Task to carry out: Check each line of the material. Copy those containing "script".

Source records:
↓↓↓

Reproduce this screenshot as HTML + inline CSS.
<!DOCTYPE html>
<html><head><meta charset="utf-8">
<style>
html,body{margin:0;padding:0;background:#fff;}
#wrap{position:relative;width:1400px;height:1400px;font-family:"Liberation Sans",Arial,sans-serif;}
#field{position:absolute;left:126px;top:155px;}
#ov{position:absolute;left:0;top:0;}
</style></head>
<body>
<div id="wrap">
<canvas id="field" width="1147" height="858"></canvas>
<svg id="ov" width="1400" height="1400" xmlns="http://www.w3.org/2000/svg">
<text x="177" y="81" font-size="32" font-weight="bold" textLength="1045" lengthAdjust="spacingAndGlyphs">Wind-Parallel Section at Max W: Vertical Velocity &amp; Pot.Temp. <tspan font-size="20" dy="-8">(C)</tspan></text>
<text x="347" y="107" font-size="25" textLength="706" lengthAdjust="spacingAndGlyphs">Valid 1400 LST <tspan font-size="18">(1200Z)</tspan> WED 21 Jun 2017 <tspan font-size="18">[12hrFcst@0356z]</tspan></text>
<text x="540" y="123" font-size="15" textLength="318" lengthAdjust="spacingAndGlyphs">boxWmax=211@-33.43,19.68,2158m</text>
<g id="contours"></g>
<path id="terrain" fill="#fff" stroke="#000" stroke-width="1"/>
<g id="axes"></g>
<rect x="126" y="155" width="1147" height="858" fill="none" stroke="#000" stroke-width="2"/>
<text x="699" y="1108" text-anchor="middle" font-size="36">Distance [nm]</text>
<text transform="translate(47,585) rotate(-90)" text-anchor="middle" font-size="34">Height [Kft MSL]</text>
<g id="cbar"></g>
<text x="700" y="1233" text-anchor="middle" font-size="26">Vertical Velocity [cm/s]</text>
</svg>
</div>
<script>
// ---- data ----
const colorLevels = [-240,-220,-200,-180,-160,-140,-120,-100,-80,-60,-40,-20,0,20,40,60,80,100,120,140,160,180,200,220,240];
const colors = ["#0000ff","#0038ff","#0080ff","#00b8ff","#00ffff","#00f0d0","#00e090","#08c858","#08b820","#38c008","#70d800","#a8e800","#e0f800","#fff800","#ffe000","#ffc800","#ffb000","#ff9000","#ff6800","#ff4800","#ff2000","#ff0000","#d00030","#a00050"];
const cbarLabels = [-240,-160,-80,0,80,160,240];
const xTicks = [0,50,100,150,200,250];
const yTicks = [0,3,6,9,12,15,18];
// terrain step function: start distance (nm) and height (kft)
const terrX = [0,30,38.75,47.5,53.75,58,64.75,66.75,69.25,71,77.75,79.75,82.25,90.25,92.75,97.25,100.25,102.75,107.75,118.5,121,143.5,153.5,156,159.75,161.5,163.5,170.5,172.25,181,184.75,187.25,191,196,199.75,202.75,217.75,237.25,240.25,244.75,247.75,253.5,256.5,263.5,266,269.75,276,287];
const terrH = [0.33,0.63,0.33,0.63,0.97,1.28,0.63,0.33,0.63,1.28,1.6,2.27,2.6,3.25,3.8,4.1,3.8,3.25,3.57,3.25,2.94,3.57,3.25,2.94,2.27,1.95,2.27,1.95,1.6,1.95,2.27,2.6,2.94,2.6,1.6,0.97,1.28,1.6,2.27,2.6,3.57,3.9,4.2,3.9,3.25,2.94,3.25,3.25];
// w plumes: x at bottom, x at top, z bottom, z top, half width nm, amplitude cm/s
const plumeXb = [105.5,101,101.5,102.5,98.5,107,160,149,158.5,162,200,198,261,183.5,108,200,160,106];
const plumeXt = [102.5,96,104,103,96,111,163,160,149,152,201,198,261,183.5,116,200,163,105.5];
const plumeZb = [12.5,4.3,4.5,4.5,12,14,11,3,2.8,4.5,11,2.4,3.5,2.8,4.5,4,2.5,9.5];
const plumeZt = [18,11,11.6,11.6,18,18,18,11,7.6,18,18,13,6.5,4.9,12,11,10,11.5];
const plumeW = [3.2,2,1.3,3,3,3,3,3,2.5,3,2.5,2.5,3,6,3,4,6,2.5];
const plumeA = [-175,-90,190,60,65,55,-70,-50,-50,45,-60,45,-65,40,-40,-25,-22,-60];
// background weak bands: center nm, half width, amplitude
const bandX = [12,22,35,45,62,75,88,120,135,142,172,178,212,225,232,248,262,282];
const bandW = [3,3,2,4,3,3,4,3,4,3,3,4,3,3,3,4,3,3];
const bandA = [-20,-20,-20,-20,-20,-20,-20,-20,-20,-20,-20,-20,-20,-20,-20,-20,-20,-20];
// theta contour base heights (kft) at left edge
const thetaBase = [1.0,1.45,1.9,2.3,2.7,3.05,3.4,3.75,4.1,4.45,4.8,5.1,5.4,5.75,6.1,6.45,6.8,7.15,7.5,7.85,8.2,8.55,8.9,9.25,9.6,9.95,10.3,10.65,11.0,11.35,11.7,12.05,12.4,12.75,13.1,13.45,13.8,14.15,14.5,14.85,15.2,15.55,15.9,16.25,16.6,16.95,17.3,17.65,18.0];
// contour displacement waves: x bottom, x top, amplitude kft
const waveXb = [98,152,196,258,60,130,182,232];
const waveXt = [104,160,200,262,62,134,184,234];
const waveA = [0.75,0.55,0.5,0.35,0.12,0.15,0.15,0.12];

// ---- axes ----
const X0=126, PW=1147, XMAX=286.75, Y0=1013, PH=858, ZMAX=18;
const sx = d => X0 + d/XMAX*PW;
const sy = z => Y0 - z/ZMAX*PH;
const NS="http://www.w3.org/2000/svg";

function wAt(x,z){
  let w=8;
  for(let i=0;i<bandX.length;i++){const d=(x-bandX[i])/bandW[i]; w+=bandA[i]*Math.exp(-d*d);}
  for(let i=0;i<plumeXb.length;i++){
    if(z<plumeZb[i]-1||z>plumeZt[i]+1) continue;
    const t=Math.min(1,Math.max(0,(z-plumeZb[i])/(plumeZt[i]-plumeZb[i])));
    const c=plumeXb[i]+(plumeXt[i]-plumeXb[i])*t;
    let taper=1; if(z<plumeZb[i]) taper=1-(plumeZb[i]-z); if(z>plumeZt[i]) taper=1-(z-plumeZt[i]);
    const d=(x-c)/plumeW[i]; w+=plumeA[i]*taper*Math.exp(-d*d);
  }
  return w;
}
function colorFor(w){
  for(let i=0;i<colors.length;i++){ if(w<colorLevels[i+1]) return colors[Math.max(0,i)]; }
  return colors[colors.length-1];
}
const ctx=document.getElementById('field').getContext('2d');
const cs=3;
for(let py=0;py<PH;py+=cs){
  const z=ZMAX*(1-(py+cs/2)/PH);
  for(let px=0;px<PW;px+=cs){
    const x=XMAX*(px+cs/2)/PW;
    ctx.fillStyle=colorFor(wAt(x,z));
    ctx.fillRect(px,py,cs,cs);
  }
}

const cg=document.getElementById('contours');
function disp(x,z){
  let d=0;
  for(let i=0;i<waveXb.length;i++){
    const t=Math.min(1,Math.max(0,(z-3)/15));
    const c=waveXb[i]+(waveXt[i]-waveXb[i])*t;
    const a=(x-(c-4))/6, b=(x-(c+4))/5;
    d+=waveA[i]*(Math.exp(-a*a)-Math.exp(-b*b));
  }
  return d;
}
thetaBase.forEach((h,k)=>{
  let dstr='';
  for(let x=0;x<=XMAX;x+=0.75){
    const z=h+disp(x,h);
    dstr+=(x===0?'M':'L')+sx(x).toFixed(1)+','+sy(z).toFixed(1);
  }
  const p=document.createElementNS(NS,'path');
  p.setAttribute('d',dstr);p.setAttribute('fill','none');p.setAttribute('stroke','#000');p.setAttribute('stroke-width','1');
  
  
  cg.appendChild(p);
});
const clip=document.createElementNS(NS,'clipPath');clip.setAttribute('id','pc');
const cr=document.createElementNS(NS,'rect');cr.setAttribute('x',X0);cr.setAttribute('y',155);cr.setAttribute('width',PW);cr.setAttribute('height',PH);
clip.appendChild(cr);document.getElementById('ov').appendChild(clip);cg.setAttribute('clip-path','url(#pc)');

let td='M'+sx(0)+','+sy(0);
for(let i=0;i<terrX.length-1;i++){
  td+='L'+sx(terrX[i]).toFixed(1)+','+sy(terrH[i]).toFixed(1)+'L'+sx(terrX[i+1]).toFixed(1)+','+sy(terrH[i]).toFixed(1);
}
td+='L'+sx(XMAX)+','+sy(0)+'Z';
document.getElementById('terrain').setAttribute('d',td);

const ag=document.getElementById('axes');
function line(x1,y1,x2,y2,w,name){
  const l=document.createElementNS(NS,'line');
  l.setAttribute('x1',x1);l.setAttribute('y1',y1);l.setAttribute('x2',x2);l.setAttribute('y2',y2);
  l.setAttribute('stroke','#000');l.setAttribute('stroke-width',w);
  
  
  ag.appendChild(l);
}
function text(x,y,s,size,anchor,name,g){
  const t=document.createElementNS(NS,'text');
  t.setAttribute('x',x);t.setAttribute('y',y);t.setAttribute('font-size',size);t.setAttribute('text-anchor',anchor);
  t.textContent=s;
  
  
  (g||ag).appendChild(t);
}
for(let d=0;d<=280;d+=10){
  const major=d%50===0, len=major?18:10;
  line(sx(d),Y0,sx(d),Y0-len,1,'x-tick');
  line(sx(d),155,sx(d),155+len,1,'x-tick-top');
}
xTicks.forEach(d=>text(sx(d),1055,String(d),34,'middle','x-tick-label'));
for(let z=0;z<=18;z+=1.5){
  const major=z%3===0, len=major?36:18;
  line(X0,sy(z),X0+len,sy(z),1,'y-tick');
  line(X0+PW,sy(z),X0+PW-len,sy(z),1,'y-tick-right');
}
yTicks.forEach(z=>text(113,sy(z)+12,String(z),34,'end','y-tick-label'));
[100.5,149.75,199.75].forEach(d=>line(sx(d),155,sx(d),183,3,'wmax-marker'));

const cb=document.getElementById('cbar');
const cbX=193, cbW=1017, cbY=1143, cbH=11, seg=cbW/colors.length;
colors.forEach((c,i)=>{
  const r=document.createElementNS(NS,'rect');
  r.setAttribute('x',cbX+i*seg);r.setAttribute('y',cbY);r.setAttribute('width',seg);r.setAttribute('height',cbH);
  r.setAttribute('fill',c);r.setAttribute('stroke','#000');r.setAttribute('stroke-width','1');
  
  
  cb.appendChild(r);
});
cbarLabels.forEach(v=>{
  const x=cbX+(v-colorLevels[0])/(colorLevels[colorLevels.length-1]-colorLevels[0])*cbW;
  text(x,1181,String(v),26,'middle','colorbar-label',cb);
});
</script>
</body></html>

↑↑↑
↓↓↓

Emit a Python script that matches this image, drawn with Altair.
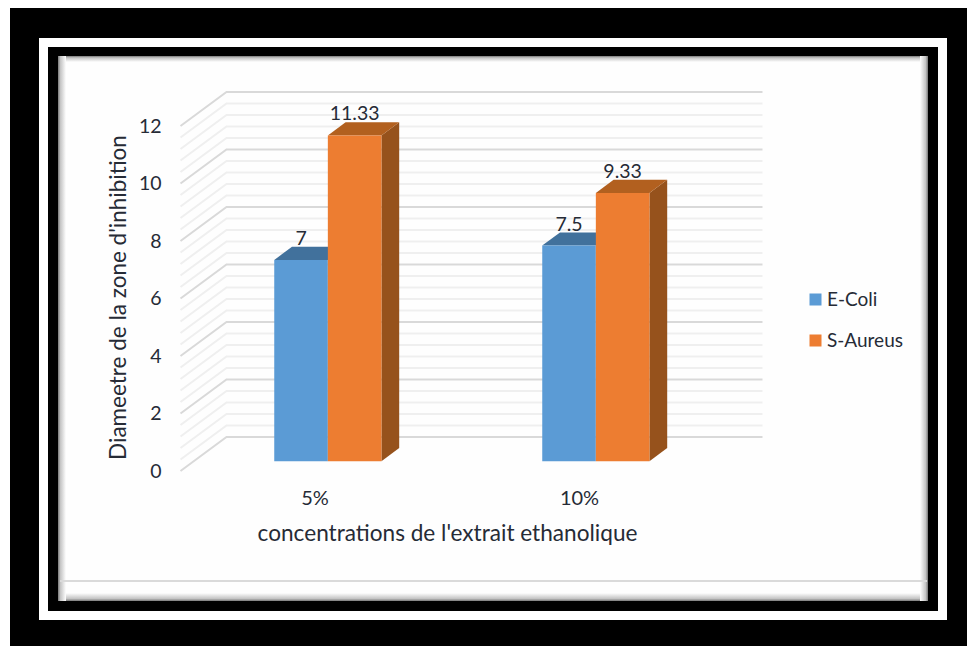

↑↑↑
↓↓↓

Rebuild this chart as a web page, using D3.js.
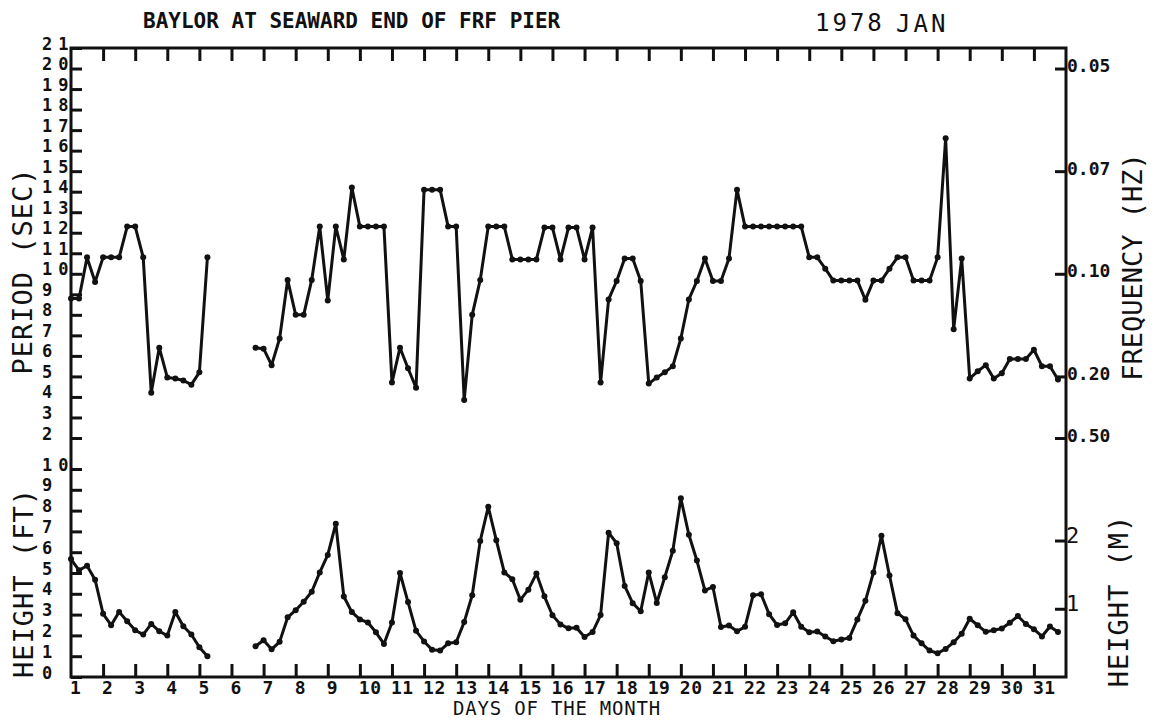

↑↑↑

Solution for this exercise:
<script>
</script>
Emit a Python script that matches this image, drawn with Altair.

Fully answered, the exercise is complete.